Records with drawing code

** begin **

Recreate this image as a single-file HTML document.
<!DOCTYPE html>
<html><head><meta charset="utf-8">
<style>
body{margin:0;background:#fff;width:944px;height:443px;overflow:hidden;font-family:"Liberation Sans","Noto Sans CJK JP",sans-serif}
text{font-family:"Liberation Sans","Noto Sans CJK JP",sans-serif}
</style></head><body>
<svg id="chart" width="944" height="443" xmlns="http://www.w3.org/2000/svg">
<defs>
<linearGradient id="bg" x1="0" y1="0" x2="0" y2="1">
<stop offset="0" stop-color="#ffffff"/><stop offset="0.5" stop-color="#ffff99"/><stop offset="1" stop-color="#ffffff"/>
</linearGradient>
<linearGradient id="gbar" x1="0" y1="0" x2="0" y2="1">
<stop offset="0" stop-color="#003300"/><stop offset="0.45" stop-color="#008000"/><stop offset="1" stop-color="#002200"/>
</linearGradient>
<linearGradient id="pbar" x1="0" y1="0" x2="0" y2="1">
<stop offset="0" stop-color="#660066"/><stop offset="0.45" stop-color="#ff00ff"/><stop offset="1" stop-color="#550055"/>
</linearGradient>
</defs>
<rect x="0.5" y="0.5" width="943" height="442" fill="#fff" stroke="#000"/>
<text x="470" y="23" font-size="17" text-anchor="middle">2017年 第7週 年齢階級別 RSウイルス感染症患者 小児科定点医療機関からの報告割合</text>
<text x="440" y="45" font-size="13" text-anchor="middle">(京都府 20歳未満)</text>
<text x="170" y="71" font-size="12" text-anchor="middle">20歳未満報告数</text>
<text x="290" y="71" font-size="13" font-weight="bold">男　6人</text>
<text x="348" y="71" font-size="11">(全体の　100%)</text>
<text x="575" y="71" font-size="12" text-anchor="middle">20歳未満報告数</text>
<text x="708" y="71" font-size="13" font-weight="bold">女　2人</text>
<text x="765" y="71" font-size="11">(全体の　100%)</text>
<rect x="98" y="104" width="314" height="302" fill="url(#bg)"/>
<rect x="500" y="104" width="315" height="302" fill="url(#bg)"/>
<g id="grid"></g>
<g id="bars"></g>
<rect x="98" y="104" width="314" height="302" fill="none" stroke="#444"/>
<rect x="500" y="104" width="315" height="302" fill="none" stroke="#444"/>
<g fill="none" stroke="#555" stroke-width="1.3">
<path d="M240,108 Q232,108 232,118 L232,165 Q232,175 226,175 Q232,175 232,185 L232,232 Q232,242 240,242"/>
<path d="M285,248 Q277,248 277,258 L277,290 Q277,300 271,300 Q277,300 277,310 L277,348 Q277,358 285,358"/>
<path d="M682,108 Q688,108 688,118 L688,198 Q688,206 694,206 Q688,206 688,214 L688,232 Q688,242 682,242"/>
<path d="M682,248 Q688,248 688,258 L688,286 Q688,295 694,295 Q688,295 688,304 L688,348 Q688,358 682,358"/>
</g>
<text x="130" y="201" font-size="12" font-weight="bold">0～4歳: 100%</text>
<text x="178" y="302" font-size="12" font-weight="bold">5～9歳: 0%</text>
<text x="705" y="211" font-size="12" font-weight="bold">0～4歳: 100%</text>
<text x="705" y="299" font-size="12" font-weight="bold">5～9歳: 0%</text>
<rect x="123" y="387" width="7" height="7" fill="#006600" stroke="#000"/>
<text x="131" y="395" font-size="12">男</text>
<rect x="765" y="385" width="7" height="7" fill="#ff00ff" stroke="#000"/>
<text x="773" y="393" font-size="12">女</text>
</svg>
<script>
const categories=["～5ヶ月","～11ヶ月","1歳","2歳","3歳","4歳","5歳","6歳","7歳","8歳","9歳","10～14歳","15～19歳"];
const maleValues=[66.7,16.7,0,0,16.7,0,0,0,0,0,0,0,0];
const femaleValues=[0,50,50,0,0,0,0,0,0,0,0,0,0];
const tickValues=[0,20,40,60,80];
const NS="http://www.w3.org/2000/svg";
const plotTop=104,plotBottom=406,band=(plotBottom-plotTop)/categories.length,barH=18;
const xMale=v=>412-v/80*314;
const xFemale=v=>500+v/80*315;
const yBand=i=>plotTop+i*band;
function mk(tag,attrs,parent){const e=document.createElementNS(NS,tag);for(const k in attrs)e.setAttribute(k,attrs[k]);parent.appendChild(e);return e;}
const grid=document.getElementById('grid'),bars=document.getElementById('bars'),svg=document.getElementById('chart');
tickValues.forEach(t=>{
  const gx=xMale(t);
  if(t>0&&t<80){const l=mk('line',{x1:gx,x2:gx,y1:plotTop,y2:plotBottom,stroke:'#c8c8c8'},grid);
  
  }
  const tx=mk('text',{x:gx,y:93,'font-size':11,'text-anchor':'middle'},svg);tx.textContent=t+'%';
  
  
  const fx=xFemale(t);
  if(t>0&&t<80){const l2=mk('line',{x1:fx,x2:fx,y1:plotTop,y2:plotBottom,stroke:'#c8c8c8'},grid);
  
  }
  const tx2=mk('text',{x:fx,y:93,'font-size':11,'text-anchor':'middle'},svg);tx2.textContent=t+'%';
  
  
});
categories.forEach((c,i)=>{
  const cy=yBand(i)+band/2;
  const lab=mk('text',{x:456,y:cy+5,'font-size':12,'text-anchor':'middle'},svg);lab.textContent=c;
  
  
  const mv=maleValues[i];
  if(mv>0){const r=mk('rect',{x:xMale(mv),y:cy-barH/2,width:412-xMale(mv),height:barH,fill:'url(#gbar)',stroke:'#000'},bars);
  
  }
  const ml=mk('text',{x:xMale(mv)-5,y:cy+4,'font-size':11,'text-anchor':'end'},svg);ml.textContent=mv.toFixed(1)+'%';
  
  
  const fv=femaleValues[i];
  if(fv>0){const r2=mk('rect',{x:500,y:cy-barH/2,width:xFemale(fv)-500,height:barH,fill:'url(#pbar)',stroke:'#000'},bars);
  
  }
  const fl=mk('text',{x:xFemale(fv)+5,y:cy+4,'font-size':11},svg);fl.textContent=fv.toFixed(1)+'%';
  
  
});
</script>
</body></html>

** end **
** begin **

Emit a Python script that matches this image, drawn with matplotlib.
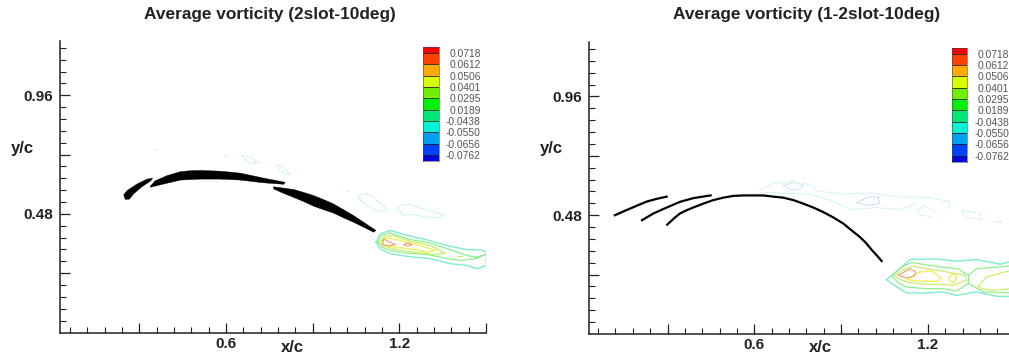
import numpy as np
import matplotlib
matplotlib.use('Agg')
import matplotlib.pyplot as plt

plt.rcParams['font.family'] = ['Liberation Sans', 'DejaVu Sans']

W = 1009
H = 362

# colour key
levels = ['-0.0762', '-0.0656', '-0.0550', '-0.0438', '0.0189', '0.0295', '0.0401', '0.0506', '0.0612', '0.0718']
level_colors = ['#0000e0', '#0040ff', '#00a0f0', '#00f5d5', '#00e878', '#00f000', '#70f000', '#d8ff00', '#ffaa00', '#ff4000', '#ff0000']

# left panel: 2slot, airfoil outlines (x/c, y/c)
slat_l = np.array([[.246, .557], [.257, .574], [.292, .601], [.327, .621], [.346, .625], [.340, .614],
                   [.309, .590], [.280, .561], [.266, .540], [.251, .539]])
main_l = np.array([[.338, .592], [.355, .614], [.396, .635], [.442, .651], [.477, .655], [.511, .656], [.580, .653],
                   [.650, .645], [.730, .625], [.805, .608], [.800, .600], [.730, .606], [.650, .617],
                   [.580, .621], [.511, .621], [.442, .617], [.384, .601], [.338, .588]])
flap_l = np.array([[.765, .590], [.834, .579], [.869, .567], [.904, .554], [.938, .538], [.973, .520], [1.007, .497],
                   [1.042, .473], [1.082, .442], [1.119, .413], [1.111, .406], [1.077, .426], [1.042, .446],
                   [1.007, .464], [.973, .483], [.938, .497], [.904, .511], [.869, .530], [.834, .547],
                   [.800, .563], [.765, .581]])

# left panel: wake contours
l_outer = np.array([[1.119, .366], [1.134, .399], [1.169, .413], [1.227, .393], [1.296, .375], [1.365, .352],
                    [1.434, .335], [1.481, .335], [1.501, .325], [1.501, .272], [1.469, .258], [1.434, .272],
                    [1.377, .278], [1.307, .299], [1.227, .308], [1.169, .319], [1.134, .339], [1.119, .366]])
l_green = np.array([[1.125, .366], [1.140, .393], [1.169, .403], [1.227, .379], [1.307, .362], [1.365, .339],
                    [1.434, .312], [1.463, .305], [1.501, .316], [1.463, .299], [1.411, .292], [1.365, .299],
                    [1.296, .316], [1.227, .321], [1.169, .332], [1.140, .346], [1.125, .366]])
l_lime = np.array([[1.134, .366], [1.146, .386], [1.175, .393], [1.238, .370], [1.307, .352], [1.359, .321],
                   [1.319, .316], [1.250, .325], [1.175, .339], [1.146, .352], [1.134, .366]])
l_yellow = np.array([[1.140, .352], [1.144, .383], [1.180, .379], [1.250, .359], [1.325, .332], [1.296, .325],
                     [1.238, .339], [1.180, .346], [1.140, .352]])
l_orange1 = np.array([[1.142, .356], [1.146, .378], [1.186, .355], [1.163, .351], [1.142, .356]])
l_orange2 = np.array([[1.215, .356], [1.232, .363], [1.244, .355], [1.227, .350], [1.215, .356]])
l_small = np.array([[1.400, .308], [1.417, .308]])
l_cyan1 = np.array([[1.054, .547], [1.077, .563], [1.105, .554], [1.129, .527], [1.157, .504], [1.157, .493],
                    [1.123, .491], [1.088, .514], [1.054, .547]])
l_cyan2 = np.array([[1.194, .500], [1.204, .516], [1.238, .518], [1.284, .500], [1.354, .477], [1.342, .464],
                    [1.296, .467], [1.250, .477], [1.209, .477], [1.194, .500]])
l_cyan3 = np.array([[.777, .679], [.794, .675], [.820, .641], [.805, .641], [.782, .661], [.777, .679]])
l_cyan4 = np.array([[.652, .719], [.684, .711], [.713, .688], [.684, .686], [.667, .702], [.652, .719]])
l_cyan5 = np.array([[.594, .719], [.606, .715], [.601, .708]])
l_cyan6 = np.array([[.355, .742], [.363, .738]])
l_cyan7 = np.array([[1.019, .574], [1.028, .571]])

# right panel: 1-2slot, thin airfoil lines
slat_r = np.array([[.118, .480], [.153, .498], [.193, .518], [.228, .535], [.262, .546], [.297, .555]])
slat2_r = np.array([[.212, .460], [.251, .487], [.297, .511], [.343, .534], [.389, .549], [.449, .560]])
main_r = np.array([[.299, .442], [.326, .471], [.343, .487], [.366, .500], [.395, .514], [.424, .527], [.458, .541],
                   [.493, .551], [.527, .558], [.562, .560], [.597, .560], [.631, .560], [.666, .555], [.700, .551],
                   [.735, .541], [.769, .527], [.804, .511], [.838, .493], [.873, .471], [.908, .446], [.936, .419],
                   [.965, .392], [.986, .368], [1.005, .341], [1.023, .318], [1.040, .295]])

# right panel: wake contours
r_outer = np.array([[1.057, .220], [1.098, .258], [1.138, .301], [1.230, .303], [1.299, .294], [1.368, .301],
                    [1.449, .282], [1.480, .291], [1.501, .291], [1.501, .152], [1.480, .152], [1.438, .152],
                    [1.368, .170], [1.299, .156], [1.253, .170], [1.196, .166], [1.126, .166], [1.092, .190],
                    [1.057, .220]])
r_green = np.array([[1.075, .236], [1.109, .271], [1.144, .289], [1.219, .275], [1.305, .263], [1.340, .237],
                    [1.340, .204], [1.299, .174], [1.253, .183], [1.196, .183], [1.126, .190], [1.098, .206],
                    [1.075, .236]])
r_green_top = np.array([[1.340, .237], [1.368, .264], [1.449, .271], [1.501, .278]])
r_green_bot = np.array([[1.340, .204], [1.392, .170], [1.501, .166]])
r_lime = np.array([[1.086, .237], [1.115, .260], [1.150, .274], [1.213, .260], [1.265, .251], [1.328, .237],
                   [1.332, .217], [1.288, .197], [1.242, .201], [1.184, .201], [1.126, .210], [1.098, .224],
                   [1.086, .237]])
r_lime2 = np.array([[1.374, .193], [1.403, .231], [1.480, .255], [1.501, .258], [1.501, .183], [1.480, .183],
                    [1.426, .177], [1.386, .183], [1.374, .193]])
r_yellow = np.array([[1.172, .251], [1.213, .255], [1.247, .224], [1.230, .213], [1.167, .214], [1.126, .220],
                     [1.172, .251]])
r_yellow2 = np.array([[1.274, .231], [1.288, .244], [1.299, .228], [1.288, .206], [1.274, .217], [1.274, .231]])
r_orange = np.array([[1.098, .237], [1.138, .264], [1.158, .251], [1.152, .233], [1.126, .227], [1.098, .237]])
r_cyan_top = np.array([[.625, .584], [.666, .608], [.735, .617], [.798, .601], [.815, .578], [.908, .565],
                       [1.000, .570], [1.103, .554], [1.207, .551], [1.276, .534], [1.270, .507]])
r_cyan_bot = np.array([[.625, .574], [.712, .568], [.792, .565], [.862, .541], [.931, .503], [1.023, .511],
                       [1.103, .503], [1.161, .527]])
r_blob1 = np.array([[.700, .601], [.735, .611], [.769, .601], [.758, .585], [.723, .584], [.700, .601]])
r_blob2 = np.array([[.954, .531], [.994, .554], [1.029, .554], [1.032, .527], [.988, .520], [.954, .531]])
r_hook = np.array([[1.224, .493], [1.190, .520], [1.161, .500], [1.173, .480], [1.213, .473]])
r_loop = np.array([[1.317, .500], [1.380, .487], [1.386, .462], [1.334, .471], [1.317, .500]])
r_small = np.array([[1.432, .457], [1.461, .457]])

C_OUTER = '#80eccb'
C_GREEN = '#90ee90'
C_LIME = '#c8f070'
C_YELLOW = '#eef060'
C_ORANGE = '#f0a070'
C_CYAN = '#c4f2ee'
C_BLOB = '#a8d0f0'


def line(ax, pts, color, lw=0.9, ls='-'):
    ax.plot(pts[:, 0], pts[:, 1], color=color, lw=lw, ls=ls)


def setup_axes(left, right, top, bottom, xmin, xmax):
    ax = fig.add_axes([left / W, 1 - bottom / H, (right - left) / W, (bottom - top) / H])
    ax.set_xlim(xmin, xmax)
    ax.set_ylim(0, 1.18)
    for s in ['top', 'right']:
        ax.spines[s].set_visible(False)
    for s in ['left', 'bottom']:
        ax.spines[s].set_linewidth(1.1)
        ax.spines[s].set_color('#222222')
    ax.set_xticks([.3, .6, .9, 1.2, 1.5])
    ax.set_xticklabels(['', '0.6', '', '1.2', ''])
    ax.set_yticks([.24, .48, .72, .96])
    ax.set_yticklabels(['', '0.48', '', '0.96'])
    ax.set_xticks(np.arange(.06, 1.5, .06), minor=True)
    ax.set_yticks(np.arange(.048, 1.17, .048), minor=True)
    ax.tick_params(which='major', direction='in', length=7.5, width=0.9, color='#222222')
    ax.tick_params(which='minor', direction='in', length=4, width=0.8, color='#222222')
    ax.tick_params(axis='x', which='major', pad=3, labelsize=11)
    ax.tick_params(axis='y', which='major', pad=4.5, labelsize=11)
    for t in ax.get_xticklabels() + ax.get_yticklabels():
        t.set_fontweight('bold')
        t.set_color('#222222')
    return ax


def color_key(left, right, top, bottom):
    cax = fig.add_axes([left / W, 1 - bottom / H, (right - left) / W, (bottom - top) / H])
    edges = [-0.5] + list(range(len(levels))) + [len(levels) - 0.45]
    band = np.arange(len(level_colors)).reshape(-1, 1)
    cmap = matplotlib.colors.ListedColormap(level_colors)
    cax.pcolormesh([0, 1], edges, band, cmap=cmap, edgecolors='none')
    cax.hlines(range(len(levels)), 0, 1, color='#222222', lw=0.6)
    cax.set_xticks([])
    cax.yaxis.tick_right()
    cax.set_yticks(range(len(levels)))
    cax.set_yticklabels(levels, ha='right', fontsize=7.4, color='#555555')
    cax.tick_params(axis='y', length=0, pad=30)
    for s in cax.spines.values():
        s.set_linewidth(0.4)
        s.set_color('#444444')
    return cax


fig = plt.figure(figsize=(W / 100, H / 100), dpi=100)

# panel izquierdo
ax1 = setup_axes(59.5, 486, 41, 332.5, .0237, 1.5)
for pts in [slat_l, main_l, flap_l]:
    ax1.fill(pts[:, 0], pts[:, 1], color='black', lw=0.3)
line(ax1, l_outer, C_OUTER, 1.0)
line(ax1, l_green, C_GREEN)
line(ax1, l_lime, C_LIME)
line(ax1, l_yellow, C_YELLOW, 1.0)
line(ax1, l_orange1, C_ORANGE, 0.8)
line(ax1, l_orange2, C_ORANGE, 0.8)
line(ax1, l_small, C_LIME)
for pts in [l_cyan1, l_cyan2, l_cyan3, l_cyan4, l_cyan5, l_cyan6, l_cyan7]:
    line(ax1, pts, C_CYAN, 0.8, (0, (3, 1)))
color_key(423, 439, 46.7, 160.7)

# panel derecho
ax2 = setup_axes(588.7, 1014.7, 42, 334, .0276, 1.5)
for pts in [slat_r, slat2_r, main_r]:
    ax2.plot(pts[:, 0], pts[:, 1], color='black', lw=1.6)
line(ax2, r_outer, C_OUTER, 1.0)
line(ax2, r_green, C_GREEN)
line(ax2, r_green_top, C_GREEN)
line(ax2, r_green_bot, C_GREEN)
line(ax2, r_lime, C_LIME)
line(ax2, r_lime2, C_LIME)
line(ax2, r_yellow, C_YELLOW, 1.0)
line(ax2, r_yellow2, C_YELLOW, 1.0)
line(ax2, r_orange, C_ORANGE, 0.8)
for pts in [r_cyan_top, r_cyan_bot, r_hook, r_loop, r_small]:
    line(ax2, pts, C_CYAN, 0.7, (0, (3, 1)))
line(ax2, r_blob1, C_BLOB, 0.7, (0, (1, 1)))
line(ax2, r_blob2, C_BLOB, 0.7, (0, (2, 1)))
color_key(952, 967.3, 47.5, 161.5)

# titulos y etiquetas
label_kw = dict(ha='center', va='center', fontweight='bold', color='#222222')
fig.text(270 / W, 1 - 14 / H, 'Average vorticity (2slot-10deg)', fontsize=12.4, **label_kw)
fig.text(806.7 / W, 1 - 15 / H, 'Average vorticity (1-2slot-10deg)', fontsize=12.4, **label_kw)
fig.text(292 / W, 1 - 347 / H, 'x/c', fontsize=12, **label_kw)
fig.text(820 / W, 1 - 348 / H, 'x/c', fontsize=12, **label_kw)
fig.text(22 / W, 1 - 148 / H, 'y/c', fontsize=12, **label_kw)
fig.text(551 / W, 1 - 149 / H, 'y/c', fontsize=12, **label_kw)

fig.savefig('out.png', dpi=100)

** end **
** begin **

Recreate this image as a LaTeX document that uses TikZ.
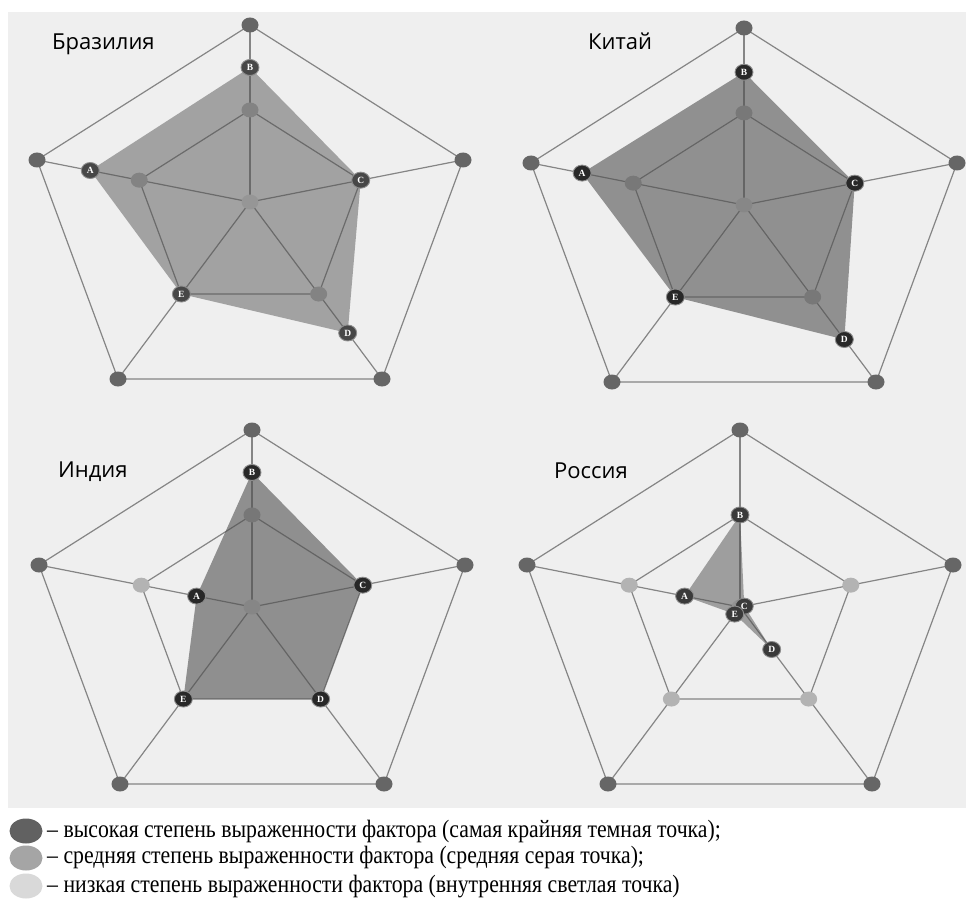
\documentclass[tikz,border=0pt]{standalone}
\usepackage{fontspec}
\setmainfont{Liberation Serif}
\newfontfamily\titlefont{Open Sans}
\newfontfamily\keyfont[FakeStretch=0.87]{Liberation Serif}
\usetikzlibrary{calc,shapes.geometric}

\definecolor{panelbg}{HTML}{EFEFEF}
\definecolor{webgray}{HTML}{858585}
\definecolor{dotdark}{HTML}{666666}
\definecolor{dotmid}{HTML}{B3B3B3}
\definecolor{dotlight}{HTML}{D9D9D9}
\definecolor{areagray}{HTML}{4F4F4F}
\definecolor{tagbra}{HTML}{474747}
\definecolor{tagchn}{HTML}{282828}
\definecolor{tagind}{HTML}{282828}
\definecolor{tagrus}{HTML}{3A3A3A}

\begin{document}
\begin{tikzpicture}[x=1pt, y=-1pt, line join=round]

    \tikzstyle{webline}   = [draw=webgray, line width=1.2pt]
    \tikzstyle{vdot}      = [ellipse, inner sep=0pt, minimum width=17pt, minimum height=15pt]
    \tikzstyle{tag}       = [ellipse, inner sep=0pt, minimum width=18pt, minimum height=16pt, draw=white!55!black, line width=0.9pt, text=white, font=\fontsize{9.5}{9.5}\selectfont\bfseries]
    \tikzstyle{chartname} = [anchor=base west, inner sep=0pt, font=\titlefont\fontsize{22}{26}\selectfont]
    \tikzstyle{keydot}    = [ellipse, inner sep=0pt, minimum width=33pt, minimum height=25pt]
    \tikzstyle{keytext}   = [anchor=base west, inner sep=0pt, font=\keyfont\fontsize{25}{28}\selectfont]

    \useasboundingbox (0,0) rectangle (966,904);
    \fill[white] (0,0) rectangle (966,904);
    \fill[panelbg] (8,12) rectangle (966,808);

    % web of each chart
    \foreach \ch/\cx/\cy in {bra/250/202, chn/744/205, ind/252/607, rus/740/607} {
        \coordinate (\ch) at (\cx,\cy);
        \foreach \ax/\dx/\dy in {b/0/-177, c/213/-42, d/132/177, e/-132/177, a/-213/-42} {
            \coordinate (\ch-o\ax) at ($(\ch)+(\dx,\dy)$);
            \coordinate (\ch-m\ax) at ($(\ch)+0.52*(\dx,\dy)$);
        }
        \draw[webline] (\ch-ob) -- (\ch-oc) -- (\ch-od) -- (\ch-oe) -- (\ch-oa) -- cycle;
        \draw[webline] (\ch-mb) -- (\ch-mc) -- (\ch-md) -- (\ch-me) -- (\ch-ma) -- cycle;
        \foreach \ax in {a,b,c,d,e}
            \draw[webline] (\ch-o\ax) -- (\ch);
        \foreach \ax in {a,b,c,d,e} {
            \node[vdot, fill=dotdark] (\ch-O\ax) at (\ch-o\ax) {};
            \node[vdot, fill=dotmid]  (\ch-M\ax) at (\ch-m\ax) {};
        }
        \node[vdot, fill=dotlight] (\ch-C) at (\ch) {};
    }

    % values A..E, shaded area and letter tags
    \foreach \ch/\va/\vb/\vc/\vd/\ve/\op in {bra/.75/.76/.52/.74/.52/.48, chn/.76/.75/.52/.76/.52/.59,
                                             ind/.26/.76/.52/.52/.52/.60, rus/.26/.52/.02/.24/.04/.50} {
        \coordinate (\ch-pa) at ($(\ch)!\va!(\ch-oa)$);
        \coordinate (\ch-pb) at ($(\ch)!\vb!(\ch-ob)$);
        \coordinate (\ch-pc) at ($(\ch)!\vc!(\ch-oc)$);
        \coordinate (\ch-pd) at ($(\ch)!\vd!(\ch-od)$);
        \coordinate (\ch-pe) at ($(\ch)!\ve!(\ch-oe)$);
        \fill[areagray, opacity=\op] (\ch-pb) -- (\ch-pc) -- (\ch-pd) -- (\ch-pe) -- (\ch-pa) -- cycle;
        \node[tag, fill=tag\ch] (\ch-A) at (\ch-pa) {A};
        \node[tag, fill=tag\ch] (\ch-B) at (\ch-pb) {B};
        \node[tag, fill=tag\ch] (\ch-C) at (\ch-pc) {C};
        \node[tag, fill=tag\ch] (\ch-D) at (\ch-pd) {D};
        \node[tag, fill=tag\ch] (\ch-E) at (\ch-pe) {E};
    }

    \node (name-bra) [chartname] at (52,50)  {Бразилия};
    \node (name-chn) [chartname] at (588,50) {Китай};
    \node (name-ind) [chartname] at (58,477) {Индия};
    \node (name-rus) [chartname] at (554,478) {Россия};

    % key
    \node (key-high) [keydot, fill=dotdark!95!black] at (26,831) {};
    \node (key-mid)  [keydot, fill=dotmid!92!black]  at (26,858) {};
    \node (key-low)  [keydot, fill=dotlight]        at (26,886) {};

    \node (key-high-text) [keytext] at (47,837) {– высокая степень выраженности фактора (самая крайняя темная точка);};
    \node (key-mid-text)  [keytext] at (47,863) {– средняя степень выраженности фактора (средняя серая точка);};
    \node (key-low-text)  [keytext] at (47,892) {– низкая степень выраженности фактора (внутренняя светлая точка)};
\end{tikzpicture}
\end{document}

** end **

• AIM
Read the entries and show each line that mentions "this".

• EXERCISE RESULT
Recreate this image as a single-file HTML document.
Emit a Python script that matches this image, drawn with matplotlib.
Recreate this image as a LaTeX document that uses TikZ.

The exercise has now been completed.